[Source data]

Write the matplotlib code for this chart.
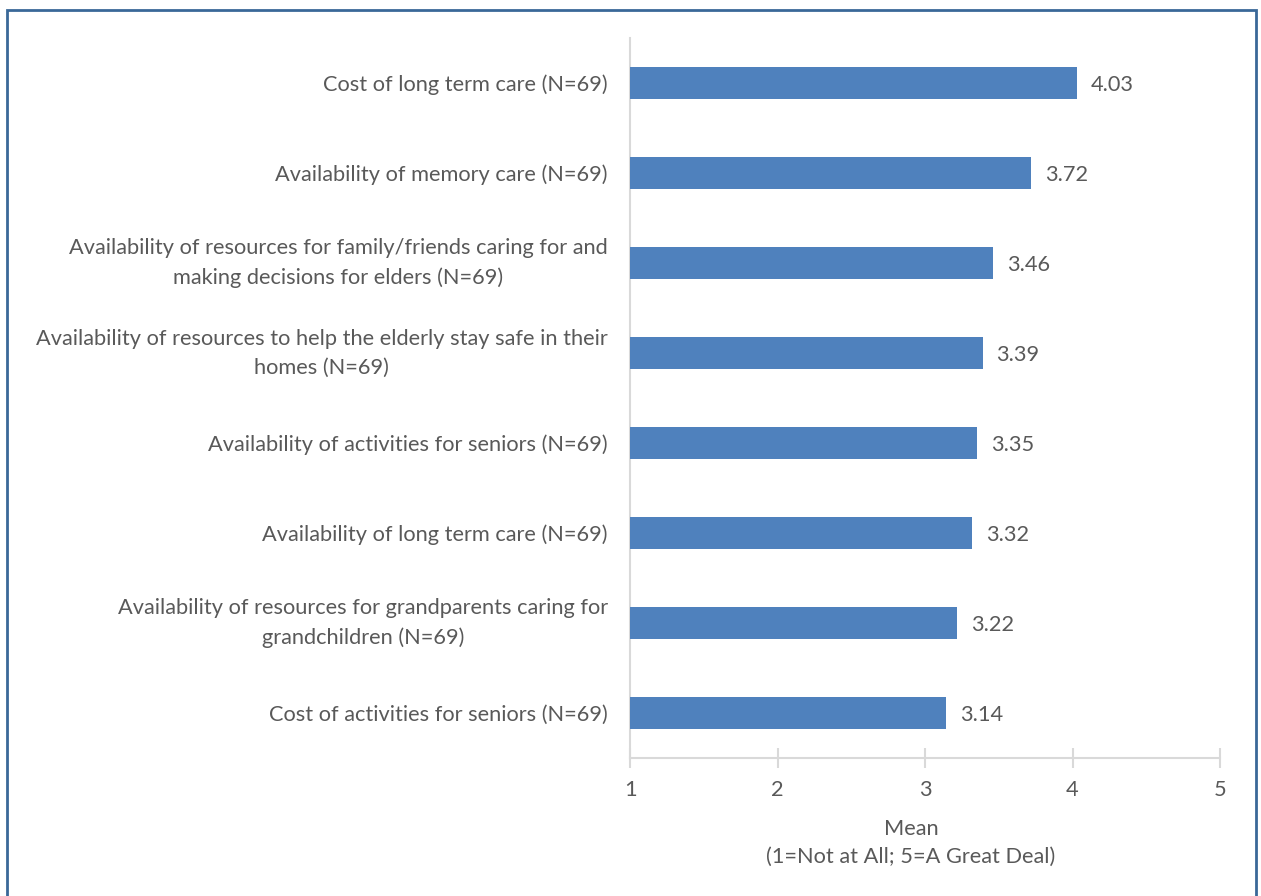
import matplotlib
matplotlib.use("Agg")
import matplotlib.pyplot as plt
from matplotlib.patches import Rectangle

categories = [
    "Cost of long term care (N=69)",
    "Availability of memory care (N=69)",
    "Availability of resources for family/friends caring for and\nmaking decisions for elders (N=69)",
    "Availability of resources to help the elderly stay safe in their\nhomes (N=69)",
    "Availability of activities for seniors (N=69)",
    "Availability of long term care (N=69)",
    "Availability of resources for grandparents caring for\ngrandchildren (N=69)",
    "Cost of activities for seniors (N=69)",
]
values = [4.03, 3.72, 3.46, 3.39, 3.35, 3.32, 3.22, 3.14]
xticks = [1, 2, 3, 4, 5]
xlabel = "Mean\n(1=Not at All; 5=A Great Deal)"

W, H = 1261, 896
DPI = 100
plt.rcParams['font.family'] = ['Lato', 'DejaVu Sans']
TEXT = "#595959"
BAR = "#4F81BD"
GRID = "#D9D9D9"
FS = 15.7

fig = plt.figure(figsize=(W / DPI, H / DPI), dpi=DPI)
# plot area in pixels: x 630..1220, y 38..758
ax = fig.add_axes([630 / W, 1 - 758 / H, (1220 - 630) / W, (758 - 38) / H])

n = len(categories)
ypos = list(range(n))
ax.barh(ypos, [v - 1 for v in values], left=1, height=0.355, color=BAR)
ax.set_xlim(1, 5)
ax.set_ylim(n - 0.5, -0.5)
ax.set_xticks(xticks)
ax.set_xticklabels([str(t) for t in xticks], fontsize=FS, color=TEXT)
ax.set_yticks(ypos)
ax.set_yticklabels(categories, fontsize=FS, color=TEXT)
for lab in ax.get_yticklabels():
    lab.set_horizontalalignment('right')
    lab.set_multialignment('center')
    lab.set_linespacing(1.55)
    if "\n" in lab.get_text():
        lab.set_verticalalignment('center')
ax.tick_params(axis='y', length=0, pad=16)
ax.tick_params(axis='x', direction='inout', length=14, width=1.5, color=GRID, pad=9)

for s in ['top', 'right']:
    ax.spines[s].set_visible(False)
for s in ['left', 'bottom']:
    ax.spines[s].set_color(GRID)
    ax.spines[s].set_linewidth(1.5)
ax.spines['left'].set_zorder(0)

for y, v in zip(ypos, values):
    ax.annotate(f"{v:.2f}", xy=(v, y), xytext=(14, 0), textcoords='offset pixels',
                va='center_baseline', ha='left', fontsize=FS, color=TEXT)

fig.text(911 / W, 1 - 843 / H, xlabel, ha='center', va='center', fontsize=FS,
         color=TEXT, linespacing=1.45)

fig.patches.append(Rectangle((7 / W, -0.05), (1256 - 7) / W, 1 - 10 / H + 0.05,
                             transform=fig.transFigure, fill=False,
                             edgecolor="#3A6898", linewidth=2))

fig.savefig("out.png", dpi=DPI)
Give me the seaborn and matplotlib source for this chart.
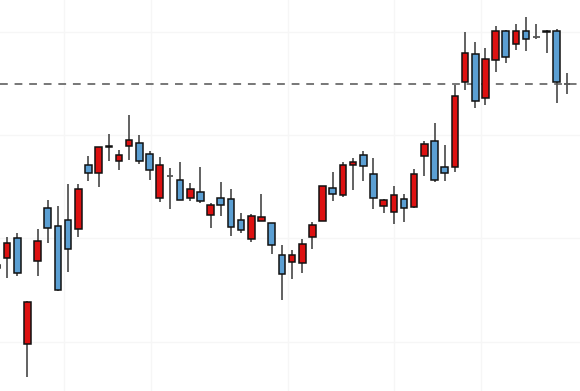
import numpy as np
import pandas as pd
import matplotlib
matplotlib.use("Agg")
import matplotlib.pyplot as plt
import seaborn as sns

# OHLC values (one per trading day)
opens = [17.42, 18.13, 20.04, 9.75, 17.84, 22.91, 21.17, 21.78, 20.88, 27.13,
         26.36, 28.80, 27.49, 28.94, 29.26, 28.14, 23.88, 26.04, 25.65, 23.91,
         24.52, 22.29, 23.91, 23.78, 21.75, 19.94, 21.71, 21.46, 18.42, 17.69,
         17.65, 20.11, 21.71, 24.91, 24.17, 27.10, 28.10, 26.26, 23.18, 22.58,
         23.78, 23.01, 27.94, 29.43, 26.94, 26.91, 35.16, 37.82, 33.56, 37.29,
         40.10, 38.78, 40.10, 39.49, 39.94, 40.10, 34.94]
highs = [17.71, 20.14, 20.52, 13.90, 20.91, 23.69, 23.14, 25.26, 25.23, 28.00,
         28.85, 30.07, 28.55, 31.91, 30.03, 28.49, 27.85, 26.81, 27.42, 25.39,
         26.88, 23.43, 25.43, 24.81, 22.49, 22.33, 24.27, 21.50, 19.33, 18.88,
         19.94, 21.62, 25.10, 26.40, 27.39, 27.81, 28.43, 27.81, 23.78, 25.10,
         24.33, 26.69, 29.43, 31.20, 29.01, 34.87, 40.00, 38.98, 38.40, 40.55,
         40.15, 40.72, 41.42, 40.72, 40.17, 40.23, 36.03]
lows = [16.94, 16.20, 16.36, 6.59, 16.36, 19.53, 14.95, 16.75, 20.11, 25.58,
        25.02, 27.49, 26.62, 27.59, 27.17, 25.62, 23.55, 22.85, 23.69, 23.62,
        23.45, 20.98, 22.14, 20.23, 20.55, 19.65, 21.68, 18.49, 14.04, 16.07,
        16.62, 18.97, 21.68, 23.59, 24.01, 24.68, 25.58, 22.85, 22.43, 21.40,
        21.56, 22.98, 26.01, 25.43, 25.58, 26.45, 34.36, 32.65, 32.91, 36.13,
        36.97, 38.23, 38.16, 39.27, 37.91, 33.07, 33.97]
closes = [17.13, 19.58, 16.68, 13.85, 19.75, 21.01, 15.01, 19.00, 24.78, 26.36,
          28.82, 28.94, 28.10, 29.55, 27.52, 26.65, 27.10, 26.04, 23.75, 24.75,
          23.62, 23.20, 23.20, 21.13, 20.84, 22.20, 22.04, 19.39, 16.53, 18.42,
          19.43, 21.30, 25.07, 24.33, 27.10, 27.39, 26.98, 23.88, 23.75, 24.20,
          22.91, 26.23, 29.11, 25.62, 26.36, 33.78, 37.97, 33.27, 37.36, 40.10,
          37.58, 40.10, 39.33, 39.49, 40.10, 35.16, 34.94]
ref_level = 34.9
month_marks = [6.56, 15.12, 28.6, 39.0, 47.56]

df = pd.DataFrame({"open": opens, "high": highs, "low": lows, "close": closes})
df["day"] = np.arange(len(df))
df["up"] = df["close"] > df["open"]
df["bottom"] = df[["open", "close"]].min(axis=1)
df["height"] = (df["close"] - df["open"]).abs()

sns.set_theme(style="white")
fig = plt.figure(figsize=(5.8, 3.91), dpi=100)
ax = fig.add_axes([0, 0, 1, 1])

# wicks
ax.vlines(df["day"], df["low"], df["high"], color="#555555", linewidth=1.3, zorder=2)

# bodies
body = df[df["height"] > 0]
ax.bar(body["day"], body["height"], bottom=body["bottom"], width=0.65,
       color=np.where(body["up"], "#dd1111", "#5b9fd3"),
       edgecolor="#111111", linewidth=1.1, zorder=3)

# doji (open == close)
flat = df[df["height"] == 0]
ax.hlines(flat["open"], flat["day"] - 0.33, flat["day"] + 0.33,
          color="#555555", linewidth=1.3, zorder=3)

ax.axhline(ref_level, color="#777777", linestyle=(0, (4, 3.5)), linewidth=1.4, zorder=1)

ax.set_xlim(0.31, 57.29)
ax.set_ylim(5.23, 43.07)
ax.set_yticks([10, 20, 30, 40])
ax.set_xticks(month_marks)
ax.grid(True, color="#f6f6f6", linewidth=1)
ax.set_axisbelow(True)
ax.tick_params(left=False, bottom=False, labelleft=False, labelbottom=False)
for s in ax.spines.values():
    s.set_visible(False)

fig.savefig("out.png", dpi=100)
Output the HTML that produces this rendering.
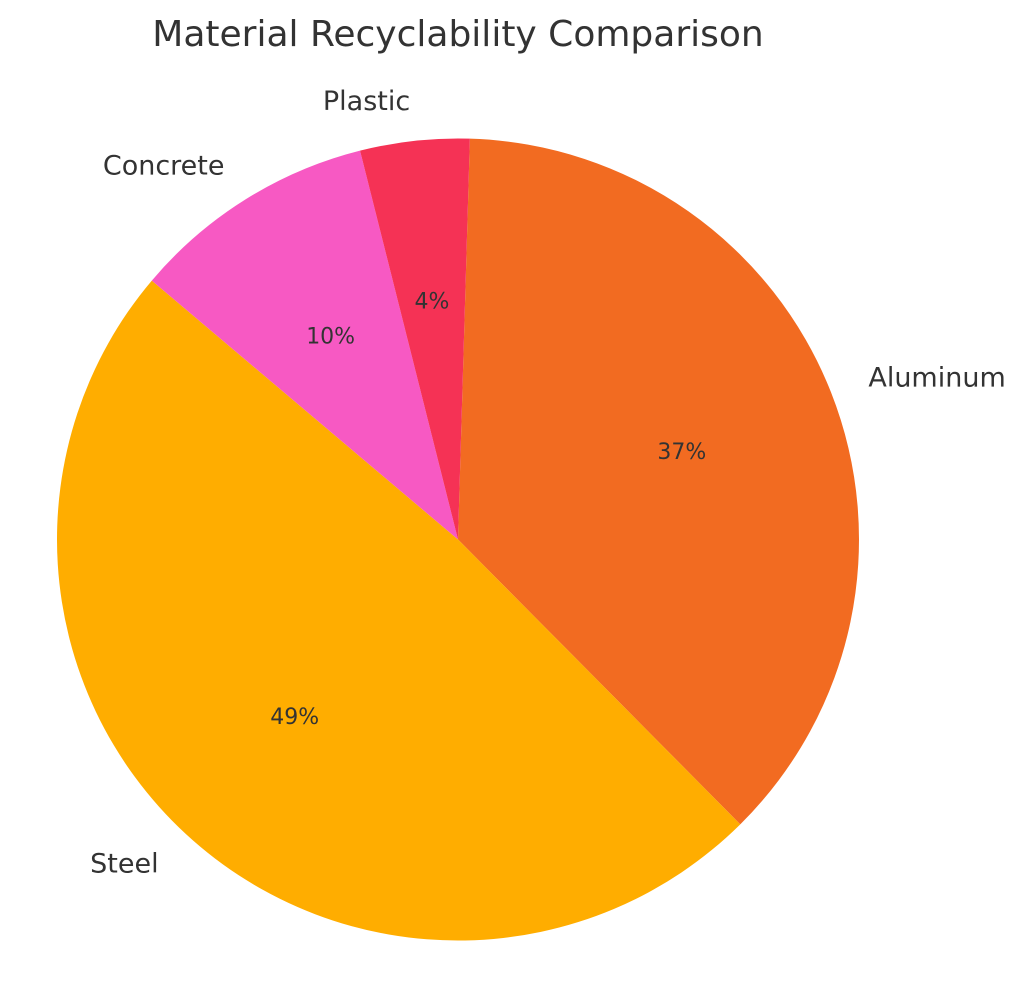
<!DOCTYPE html>
<html><head><meta charset="utf-8"><style>
html,body{margin:0;padding:0;background:#fff;}
svg{display:block;font-family:"DejaVu Sans","Liberation Sans",sans-serif;}
</style></head><body>
<svg id="chart" width="1024" height="995" viewBox="0 0 1024 995">
<text x="458" y="46" text-anchor="middle" font-size="36" fill="#333">Material Recyclability Comparison</text>
<g id="slices"></g>
</svg>
<script>
const categories = ["Aluminum", "Steel", "Concrete", "Plastic"];
const values = [37.1, 48.6, 9.9, 4.4];
const colors = ["#F26B21", "#FFAD00", "#F759C3", "#F53255"];

const cx = 458, cy = 539.5, r = 401, startDeg = 1.7;
const g = document.getElementById('slices');
const ns = 'http://www.w3.org/2000/svg';
const total = values.reduce((a,b)=>a+b,0);
function pt(deg, rad){const a=deg*Math.PI/180;return [cx+rad*Math.sin(a), cy-rad*Math.cos(a)];}
let acc = startDeg;
values.forEach((v,i)=>{
  const span = v/total*360;
  const a0 = acc, a1 = acc+span; acc = a1;
  const p0 = pt(a0,r), p1 = pt(a1,r);
  const path = document.createElementNS(ns,'path');
  path.setAttribute('d',`M${cx},${cy} L${p0[0]},${p0[1]} A${r},${r} 0 ${span>180?1:0} 1 ${p1[0]},${p1[1]} Z`);
  path.setAttribute('fill',colors[i]);
  
  
  g.appendChild(path);
  const mid = (a0+a1)/2;
  const pp = pt(mid, r*0.6);
  const t = document.createElementNS(ns,'text');
  t.setAttribute('x',pp[0]); t.setAttribute('y',pp[1]+8);
  t.setAttribute('text-anchor','middle'); t.setAttribute('font-size','22'); t.setAttribute('fill','#333');
  t.textContent = Math.round(v/total*100)+'%';
  
  
  g.appendChild(t);
  const lp = pt(mid, r*1.1);
  const l = document.createElementNS(ns,'text');
  l.setAttribute('x',lp[0]); l.setAttribute('y',lp[1]+9);
  l.setAttribute('text-anchor', lp[0]>=cx ? 'start' : 'end');
  l.setAttribute('font-size','27'); l.setAttribute('fill','#333');
  l.textContent = categories[i];
  
  
  g.appendChild(l);
});
</script>
</body></html>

The task
Repeat exactly the lines from the start of the entries down to the line with "at All; 5=A", keeping both ends but none of the pictures.

Output for this exercise
Write the matplotlib code for this chart.
import matplotlib
matplotlib.use("Agg")
import matplotlib.pyplot as plt
from matplotlib.patches import Rectangle

categories = [
    "Cost of long term care (N=69)",
    "Availability of memory care (N=69)",
    "Availability of resources for family/friends caring for and\nmaking decisions for elders (N=69)",
    "Availability of resources to help the elderly stay safe in their\nhomes (N=69)",
    "Availability of activities for seniors (N=69)",
    "Availability of long term care (N=69)",
    "Availability of resources for grandparents caring for\ngrandchildren (N=69)",
    "Cost of activities for seniors (N=69)",
]
values = [4.03, 3.72, 3.46, 3.39, 3.35, 3.32, 3.22, 3.14]
xticks = [1, 2, 3, 4, 5]
xlabel = "Mean\n(1=Not at All; 5=A Great Deal)"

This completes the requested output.